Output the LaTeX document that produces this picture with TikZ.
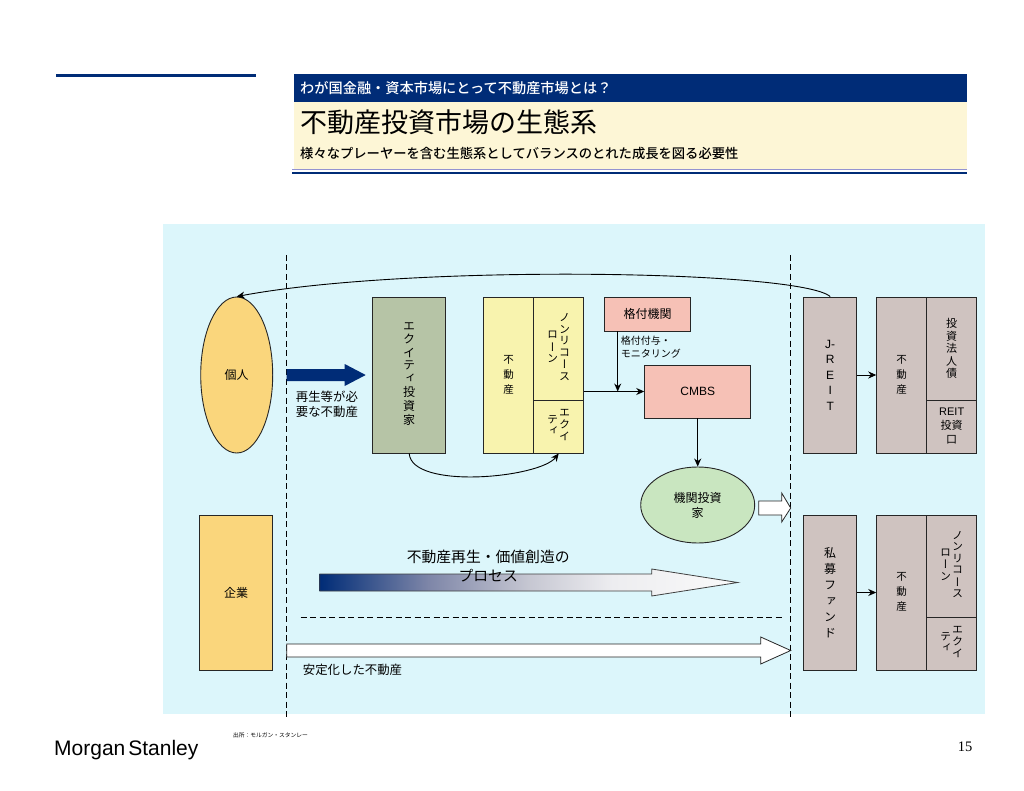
\documentclass[tikz,border=0pt]{standalone}
\usepackage{fontspec}
\setmainfont[BoldFont={Noto Sans CJK JP Medium}]{Noto Sans CJK JP}
\newfontfamily\tatefont[RawFeature=+vert]{Noto Sans CJK JP}
\newfontfamily\arialfont{Liberation Sans}
\newfontfamily\timesfont{Liberation Serif}
\usetikzlibrary{shapes.geometric, arrows.meta, positioning}

\definecolor{navy}{HTML}{002C77}
\definecolor{cream}{HTML}{FDF6D6}
\definecolor{skybg}{HTML}{DCF6FB}
\definecolor{sandy}{HTML}{FAD67C}
\definecolor{sage}{HTML}{B6C4A6}
\definecolor{lemon}{HTML}{F8F3AE}
\definecolor{salmon}{HTML}{F6C1B6}
\definecolor{mint}{HTML}{C9E6C0}
\definecolor{taupe}{HTML}{CFC3C0}
\definecolor{fadeone}{HTML}{7E86A8}
\definecolor{fadetwo}{HTML}{C6C7D2}
\definecolor{fadethree}{HTML}{EDEDF0}
\definecolor{fadefour}{HTML}{FAFAFA}

\pgfdeclarehorizontalshading{processfade}{100bp}{color(0bp)=(navy); color(25bp)=(navy); color(38bp)=(fadeone); color(50bp)=(fadetwo); color(60bp)=(fadethree); color(75bp)=(fadefour); color(100bp)=(fadefour)}

\newcommand{\fsz}[2]{\fontsize{#1}{#2}\selectfont}
\newcommand{\vcol}[1]{\raisebox{-2pt}{\begin{tabular}{@{}c@{}}#1\end{tabular}}}

\tikzset{
	cellbox/.style={draw=black!85, line width=0.9pt, inner sep=0pt, align=center, font=\tatefont\fsz{11}{11.6}},
	link/.style={-{Stealth[length=8pt, width=7pt]}, line width=0.9pt},
	divider/.style={dashed, dash pattern=on 6pt off 3.5pt, line width=0.9pt},
	blockarrow/.style={draw=black!85, line width=0.8pt, fill=white},
	caption/.style={inner sep=0pt, align=left, font=\fsz{12.4}{15}}
}

\begin{document}
\begin{tikzpicture}[x=1pt, y=-1pt]
	\useasboundingbox (0,0) rectangle (1024,791);

	% Header
	\draw[navy, line width=2.5pt] (56,75.5) -- (256,75.5);
	\fill[cream] (294,102) rectangle (967,169);
	\fill[navy] (294,74) rectangle (967,102);
	\draw[blue!40!gray!60, line width=0.8pt] (292,169.5) -- (967,169.5);
	\draw[navy, line width=2.6pt] (292,173) -- (967,173);
	\node[anchor=west, inner sep=0pt, text=white, font=\bfseries\fsz{14.2}{15}] (kicker) at (300,88) {わが国金融・資本市場にとって不動産市場とは？};
	\node[anchor=west, inner sep=0pt, font=\fsz{27}{28}] (headline) at (300,122) {不動産投資市場の生態系};
	\node[anchor=west, inner sep=0pt, font=\bfseries\fsz{13.3}{15}] (subline) at (300,153) {様々なプレーヤーを含む生態系としてバランスのとれた成長を図る必要性};

	% Background
	\fill[skybg] (163,224) rectangle (985,714);

	\begin{scope}[xshift=-0.3pt]
	% Borders
	\draw[divider] (287,255) -- (287,718);
	\draw[divider] (791,255) -- (791,718);
	\draw[divider] (301,617) -- (785,617);

	% Left side
	\node[draw=black!85, line width=0.9pt, fill=sandy, ellipse, minimum width=72pt, minimum height=156pt, inner sep=0pt, font=\fsz{12}{14}] (person) at (237,375) {\raisebox{-1.5pt}{個人}};
	\node[cellbox, fill=sandy, minimum width=73pt, minimum height=155pt, font=\fsz{12}{14}] (company) at (236.5,592.5) {\raisebox{-1pt}{企業}};

	\fill[navy] (287,369) -- (345,369) -- (345,364) -- (366,375) -- (345,386) -- (345,381) -- (287,381) -- cycle;
	\node[caption, anchor=north west] (needlabel) at (296,391) {再生等が必\\要な不動産};

	\node[cellbox, fill=sage, minimum width=73pt, minimum height=156pt, font=\tatefont\fsz{12}{12.9}] (equityinv) at (409.5,375) {\vcol{エ\\ク\\イ\\テ\\ィ\\投\\資\\家}};

	% Yellow property
	\node[cellbox, fill=lemon, minimum width=50pt, minimum height=156pt, font=\tatefont\fsz{10.5}{15}] (prop) at (509,375) {\vcol{不\\動\\産}};
	\node[cellbox, fill=lemon, minimum width=50pt, minimum height=103pt] (nonrec) at (559,348.5) {\vcol{ロ\\ー\\ン}\hspace{1pt}\vcol{ノ\\ン\\リ\\コ\\ー\\ス}};
	\node[cellbox, fill=lemon, minimum width=50pt, minimum height=53pt] (equity) at (559,426.5) {\vcol{テ\\ィ}\hspace{1pt}\vcol{エ\\ク\\イ}};

	% Rating and CMBS
	\node[cellbox, fill=salmon, minimum width=86pt, minimum height=34pt, font=\fsz{12}{14}] (rating) at (648,314) {\raisebox{-0.5pt}{格付機関}};
	\node[cellbox, fill=salmon, minimum width=106pt, minimum height=53pt, font=\arialfont\fsz{12}{14}] (cmbs) at (698,391.5) {CMBS};
	\node[draw=black!85, line width=0.9pt, fill=mint, ellipse, minimum width=114pt, minimum height=76pt, inner sep=0pt, align=center, font=\fsz{12}{15}] (instinv) at (698,505) {機関投資\\家};
	\node[caption, anchor=north west, font=\fsz{10}{13}] (ratelabel) at (621,336) {格付付与・\\モニタリング};

	\coordinate (joint) at (rating.south -| 618,0);
	\coordinate (feed) at (nonrec.east |- cmbs.west);
	\draw[link] (feed) -- (cmbs.west);
	\draw[link] (joint) -- (joint |- cmbs.west);
	\draw[link] (cmbs.south) -- (instinv.north);
	\draw[-{Stealth[length=8pt, width=7pt]}, line width=0.9pt] (equityinv.south) .. controls (412,490) and (540,478) .. (equity.south);

	\draw[blockarrow] (759,501) -- (782,501) -- (782,493) -- (791,508) -- (782,522) -- (782,515) -- (759,515) -- cycle;

	% Process arrows
	\draw[draw=black!75, line width=0.8pt, shading=processfade] (320,574) -- (652,574) -- (652,569) -- (738,582.5) -- (652,596) -- (652,591) -- (320,591) -- cycle;
	\node[align=center, inner sep=0pt, font=\fsz{14.8}{19}] (processlabel) at (488.5,566) {不動産再生・価値創造の\\プロセス};
	\draw[blockarrow] (287,644) -- (761,644) -- (761,637) -- (791,650.5) -- (761,664) -- (761,657) -- (287,657) -- cycle;
	\node[caption, anchor=west] (stablelabel) at (303,670) {安定化した不動産};

	% Right side, upper row
	\node[cellbox, fill=taupe, minimum width=53pt, minimum height=156pt, font=\arialfont\fsz{12}{15.5}] (jreit) at (830.5,375) {J-\\R\\E\\I\\T};
	\node[cellbox, fill=taupe, minimum width=50pt, minimum height=156pt, font=\tatefont\fsz{10.5}{15}] (propa) at (902,375) {\vcol{不\\動\\産}};
	\node[cellbox, fill=taupe, minimum width=50pt, minimum height=103pt, font=\tatefont\fsz{11}{12.5}] (bond) at (952,348.5) {投\\資\\法\\人\\債};
	\node[cellbox, fill=taupe, minimum width=50pt, minimum height=53pt, font=\fsz{11}{14}] (unit) at (952,426.5) {\raisebox{-1pt}{\begin{tabular}{@{}c@{}}{\arialfont REIT}\\投資\\口\end{tabular}}};
	\draw[link] (jreit.east) -- (propa.west);

	% Right side, lower row
	\node[cellbox, fill=taupe, minimum width=53pt, minimum height=155pt, font=\tatefont\fsz{12}{16}] (fund) at (830.5,592.5) {私\\募\\フ\\ァ\\ン\\ド};
	\node[cellbox, fill=taupe, minimum width=50pt, minimum height=155pt, font=\tatefont\fsz{10.5}{15}] (propb) at (902,592.5) {\vcol{不\\動\\産}};
	\node[cellbox, fill=taupe, minimum width=50pt, minimum height=102pt] (nonrecb) at (952,566) {\vcol{ロ\\ー\\ン}\hspace{1pt}\vcol{ノ\\ン\\リ\\コ\\ー\\ス}};
	\node[cellbox, fill=taupe, minimum width=50pt, minimum height=53pt] (equityb) at (952,643.5) {\vcol{テ\\ィ}\hspace{1pt}\vcol{エ\\ク\\イ}};
	\draw[link] (fund.east) -- (propb.west);

	% Return flow
	\draw[link] (jreit.north) .. controls (800,270) and (410,264) .. (person.north);
	\end{scope}

	% Footer
	\node[anchor=west, inner sep=0pt, font=\fsz{5.75}{7}] (source) at (233,735) {出所：モルガン・スタンレー};
	\node[anchor=west, inner sep=0pt, font=\arialfont\fsz{21}{24}] (brand) at (54,750) {Morgan\hspace{3pt}Stanley};
	\node[inner sep=0pt, font=\timesfont\fsz{14.5}{16}] (pageno) at (965,747) {15};
\end{tikzpicture}
\end{document}
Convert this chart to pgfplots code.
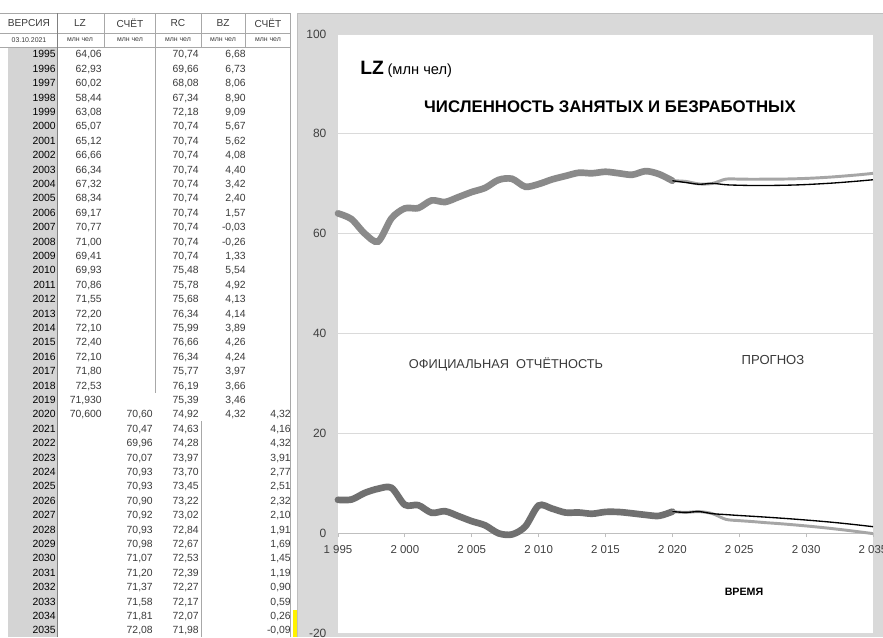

**What to do:**
Gather up every line in the data above that contains the word "this", copying each one.

**Written answer:**
Output the LaTeX document that produces this picture with TikZ.
Convert this chart to pgfplots code.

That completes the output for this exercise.